JOINT STATEMENT
Every year at its Annual General Meetings, the World Bank hosts a “Civil Society Policy Forum” (CSPF) in order for the Bank to learn from and dialogue with civil society organizations. This year our organizations — the Center for International Environmental Law, Bank Information Center, International Rivers, Inclusive Development International and Green Alternative- proposed a session for the CSPF entitled, “Sustainable Hydropower-Does It Exist?”
However, despite subsequent repeated requests to the relevant World Bank Group officials, the Bank refused to appoint anyone to participate in the session. We have thus decided to withdraw our panel session from the CSPF.
We proposed the session over concerns that the World Bank, and in particular its International Finance Corporation (IFC), continue to promote large-scale hydropower under the guise of “sustainable hydropower” even in the face of massive and mounting evidence of its failure to avoid large-scale social and environmental damage. We were ready to provide evidence of these failures from around the globe. The main objective was to ask the World Bank to consider these findings and provide a clear explanation of its policy and thinking on large-scale hydropower moving forward. In approving the session, the CSPF organizers noted that the proposed session would be “timely and interesting.”
Organizing a policy forum in which you invite civil society dialogue and approve the participation of those with critical perspectives, but then refuse to listen and respond to what your invitees have to say, makes a farce of the whole rationale for this forum.

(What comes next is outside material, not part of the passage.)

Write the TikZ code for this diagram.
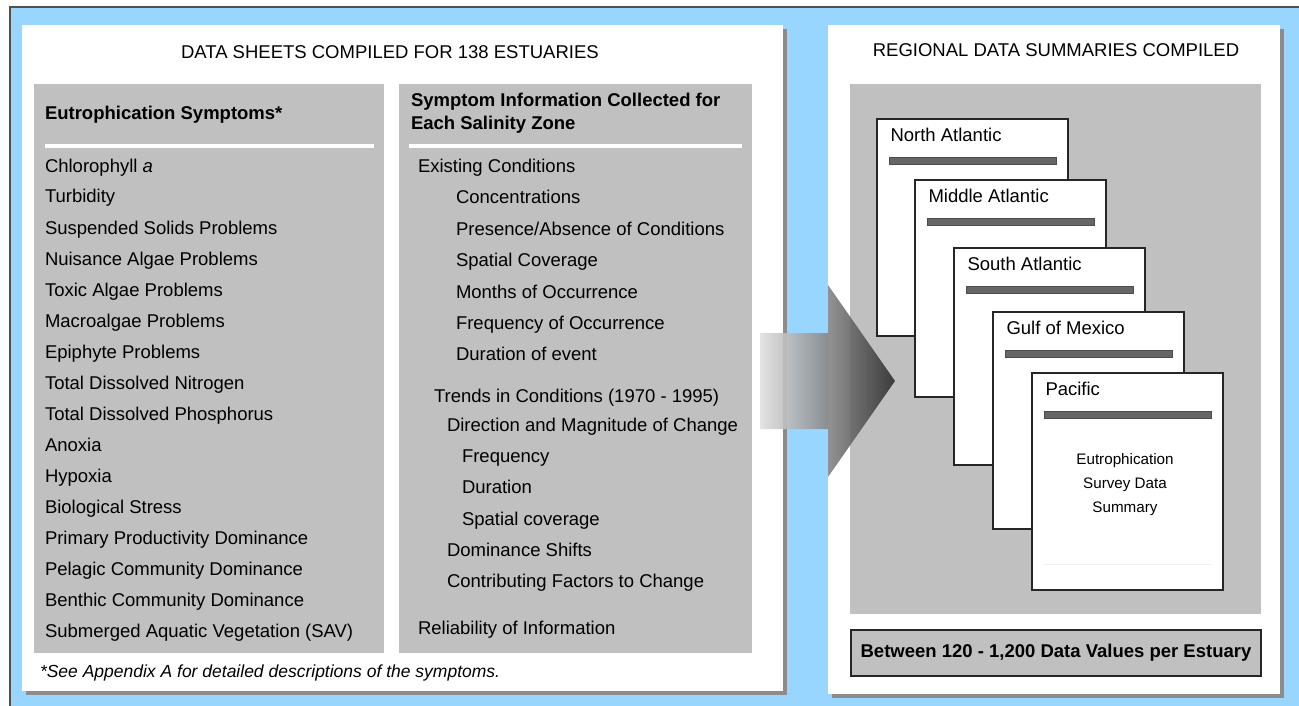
\documentclass[tikz,border=0pt]{standalone}
\usepackage{fontspec}
\setmainfont{Liberation Sans}
\definecolor{skyb}{RGB}{153,214,255}
\definecolor{panelgray}{RGB}{192,192,192}
\definecolor{shadowgray}{RGB}{140,140,140}
\definecolor{bargray}{RGB}{102,102,102}
\definecolor{framegray}{RGB}{80,80,80}
\tikzset{
  txt/.style={anchor=base west, inner sep=0pt, outer sep=0pt, font=\fontsize{18.5}{22}\selectfont},
  btxt/.style={txt, font=\bfseries\fontsize{18.5}{22}\selectfont},
  itxt/.style={txt, font=\itshape\fontsize{17.5}{21}\selectfont},
  ctxt/.style={anchor=base, inner sep=0pt, outer sep=0pt, font=\fontsize{18.5}{22}\selectfont},
  smalltxt/.style={anchor=base, inner sep=0pt, outer sep=0pt, font=\fontsize{15.2}{18}\selectfont},
  shadowbox/.style={fill=shadowgray},
  whitebox/.style={fill=white},
  greybox/.style={fill=panelgray},
  rulebar/.style={fill=white},
  docbox/.style={draw=black!85, line width=1.2pt, fill=white, anchor=north west,
    minimum width=191pt, minimum height=217pt, inner sep=0pt, outer sep=0pt},
  docbar/.style={draw=black!70, line width=0.6pt, fill=bargray},
  sumbox/.style={draw=black!85, line width=1.2pt, fill=panelgray},
}
\begin{document}
\begin{tikzpicture}[x=1pt,y=-1pt]
\useasboundingbox (0,0) rectangle (1299,706);
% outer frame
\fill[skyb] (10,7) rectangle (1299,706);
\draw[framegray, line width=1.6pt] (10,706) -- (10,7) -- (1299,7);
% left panel
\fill[shadowbox] (26,29) rectangle (787,695);
\fill[whitebox] (22,25) rectangle (783,691);
% right panel
\fill[shadowbox] (832,29) rectangle (1284,698);
\fill[whitebox] (828,25) rectangle (1280,694);
% columns
\fill[greybox] (34,84) rectangle (384,653);
\fill[greybox] (399,84) rectangle (752,653);
\fill[rulebar] (45,144) rectangle (374,148);
\fill[rulebar] (409,144) rectangle (742,148);
% titles
\node[txt] (t1) at (181,59) {DATA SHEETS COMPILED FOR 138 ESTUARIES};
\node[ctxt] (t2) at (1056,57) {REGIONAL DATA SUMMARIES COMPILED};
% left column
\node[btxt] (lh) at (45,120) {Eutrophication Symptoms*};
\foreach \i/\t in {0/{Chlorophyll \textit{a}},1/Turbidity,2/Suspended Solids Problems,3/Nuisance Algae Problems,
  4/Toxic Algae Problems,5/Macroalgae Problems,6/Epiphyte Problems,7/Total Dissolved Nitrogen,
  8/Total Dissolved Phosphorus,9/Anoxia,10/Hypoxia,11/Biological Stress,12/Primary Productivity Dominance,
  13/Pelagic Community Dominance,14/Benthic Community Dominance,15/Submerged Aquatic Vegetation (SAV)}{
  \node[txt] (l\i) at (45,172+31*\i) {\t};
}
% middle column
\node[btxt] (mh1) at (411,107) {Symptom Information Collected for};
\node[btxt] (mh2) at (411,130) {Each Salinity Zone};
\node[txt] (m1) at (418,173) {Existing Conditions};
\node[txt] (m2) at (456,204) {Concentrations};
\node[txt] (m3) at (456,235) {Presence/Absence of Conditions};
\node[txt] (m4) at (456,266.5) {Spatial Coverage};
\node[txt] (m5) at (456,298) {Months of Occurrence};
\node[txt] (m6) at (456,329) {Frequency of Occurrence};
\node[txt] (m7) at (456,360) {Duration of event};
\node[txt] (m8) at (434,402) {Trends in Conditions (1970 - 1995)};
\node[txt] (m9) at (447,431) {Direction and Magnitude of Change};
\node[txt] (m10) at (462,462) {Frequency};
\node[txt] (m11) at (462,493) {Duration};
\node[txt] (m12) at (462,525.5) {Spatial coverage};
\node[txt] (m13) at (447,556) {Dominance Shifts};
\node[txt] (m14) at (447,587) {Contributing Factors to Change};
\node[txt] (m15) at (418,634) {Reliability of Information};
% footnote
\node[itxt] (fn) at (40,677) {*See Appendix A for detailed descriptions of the symptoms.};
% right grey area
\fill[greybox] (850,84) rectangle (1261,614);
\foreach \nm/\lab/\x/\y in {na/North Atlantic/877/119, ma/Middle Atlantic/915/180,
  sa/South Atlantic/954/248, gm/Gulf of Mexico/993/312, pa/Pacific/1032/373}{
  \node[docbox] (\nm) at (\x,\y) {};
  \draw[docbar] ([shift={(12,38.5)}]\nm.north west) rectangle ([shift={(-12,45)}]\nm.north east);
  \node[txt] (\nm-l) at ([shift={(13.5,22.5)}]\nm.north west) {\lab};
}
\draw[black!6, line width=0.8pt] ([shift={(11,-26)}]pa.south west) -- ([shift={(-12,-26)}]pa.south east);
\node[smalltxt] (p1) at (1125,464) {Eutrophication};
\node[smalltxt] (p2) at (1125,488.3) {Survey Data};
\node[smalltxt] (p3) at (1125,512.6) {Summary};
% summary box
\draw[sumbox] (851,630) rectangle (1261,676);
\node[btxt, anchor=base] (sb) at (1056,657) {Between 120 - 1,200 Data Values per Estuary};
% arrow
\shade[left color=black!12, right color=black!82, opacity=0.9]
  (760,333) -- (828,333) -- (828,285) -- (895,381) -- (828,477) -- (828,429) -- (760,429) -- cycle;
\end{tikzpicture}
\end{document}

The refusal of the World Bank to sit down and have a conversation with researchers regarding hydropower continues a disturbing trend. Last year, contributors to the newly published book Dead in the Water, which examines the World Bank’s signature “model” hydropower project in Laos, Nam Theun 2, traveled to the 2018 Annual Meetings in Bali, Indonesia for a session organized by Inclusive Development International and Bank Information Center-Europe. The session had been accepted by the CSPF but the World Bank not only refused to provide a requested respondent for the session panel but also declined to have any of its staff be present in the room to listen to what the presenters had to say.
The World Bank Group’s refusal to publicly discuss their large hydropower strategy at the 2019 Annual Meetings comes just weeks after the IFC faced criticism and boycotts by local civil society and environmental groups in Myanmar over its continuing promotion of planning for new private-sector hydropower projects in that country. Given the World Bank’s years of promotion of Nam Theun 2, and the IFC’s ongoing support for so-called “sustainable” hydropower in Laos and Myanmar, it is puzzling and concerning that these institutions are so unwilling to engage on these issues in their own forum.